Fedora Linux and tiling WM fans rejoice, there’s an upcoming Fedora Linux spin featuring the i3 tiling window manager by default, and in this article I’m giving you a first look at this new heaven for tiling WM fans.
Available for GNU/Linux and BSD operating systems, i3 is an improved tiling window manager written from scratch, which t supports tiling, stacking, and tabbing layouts. As you can imagine, its primary target are power users, developers, and Linux hackers (it’s used by major Linux kernel developer Greg Kroah-Hartman).
The i3 WM has been in Fedora Linux’s software repositories for some years now, so if you wanted to use the Red Hat sponsored distribution with the i3 tiling window manager, you had to install it on top of an existing flavor, such as Xfce, LXQt, LXDE, MATE, etc.
But, with the upcoming Fedora Linux 34 release, due out in late April 2021, that will no longer be the case. Fedora Linux is getting its own, dedicated i3 spin featuring a pre-configured i3 tiling window manager by default.
If you’re used to tiling window managers, especially the i3 WM, than this is probably good news for you. But if you’re new to tiling WMs, let me tell you that most of the navigation is done with the keyboard.

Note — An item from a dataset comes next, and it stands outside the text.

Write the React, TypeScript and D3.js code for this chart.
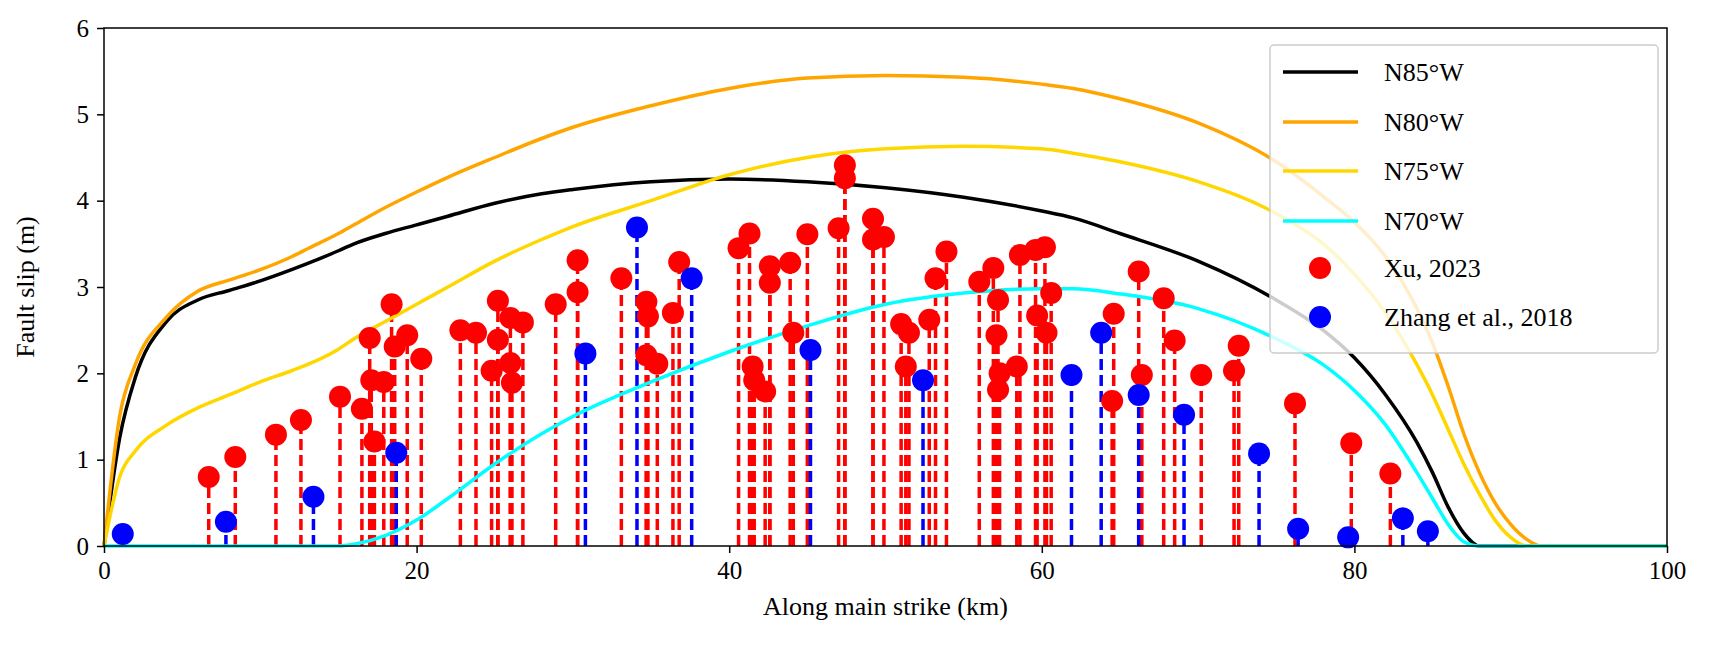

The Fedora Linux i3 spin is very light and very simple at a glance. It features a taskbar at the bottom of the screen where you’ll always see the current workspace on the left, as well as some basic, yet useful information about your system and the WiFi applet on the left. At the top, you’ll see the program launcher, when it’s accessed.
These include details about your Internet connection (Wi-Fi, Ethernet, IPv6, current IP), battery percentage (if you’re using a laptop), RAM usage, CPU usage, disk usage, uptime, as well as current date and time.
When running the Fedora Linux i3 spin for the first time, you’ll be asked if you want to generate a new configuration or use the default one provided by the Fedora Project. If you choose to generate a new config, you’ll be asked to select a modifier key as <Win> or <Alt>, which will be used for running commands, switching workspaces, or changing layouts.
That’s it! You can now start using i3 if you know how to navigate it, something that you can learn from the window manager’s official website. As I said before, i3 is a very simple graphical environment, so there’s not much to talk about it here.
As for the graphical apps that are present in the default install, there’s the Mozilla Firefox web browser and Xfce’s Thunar file manager. Of couse, you can install any other application you want from Fedora Linux’s repos.
In conclusion, the Fedora Linux i3 spin is a welcome flavor, and I bet tiling window manager fans will definitely appreciate it. The best part is that you’re also getting access to all the awesome new features, apps and latest GNU/Linux technologies provided by the Fedora Linux operating system.
One big advantage of this i3 spin is that it doesn’t require many system resources, so you can use it on older computers from 10-15 years ago with 1GB RAM, as as long as they have a 64-bit CPU.
The first ever release of the Fedora Linux i3 spin is shipping next month, but if you want to give it a try right now, you can download the Fedora Linux 34 Beta release. However, please keep in mind not to use this beta version for any production work as it may be buggy or because some features might be missing.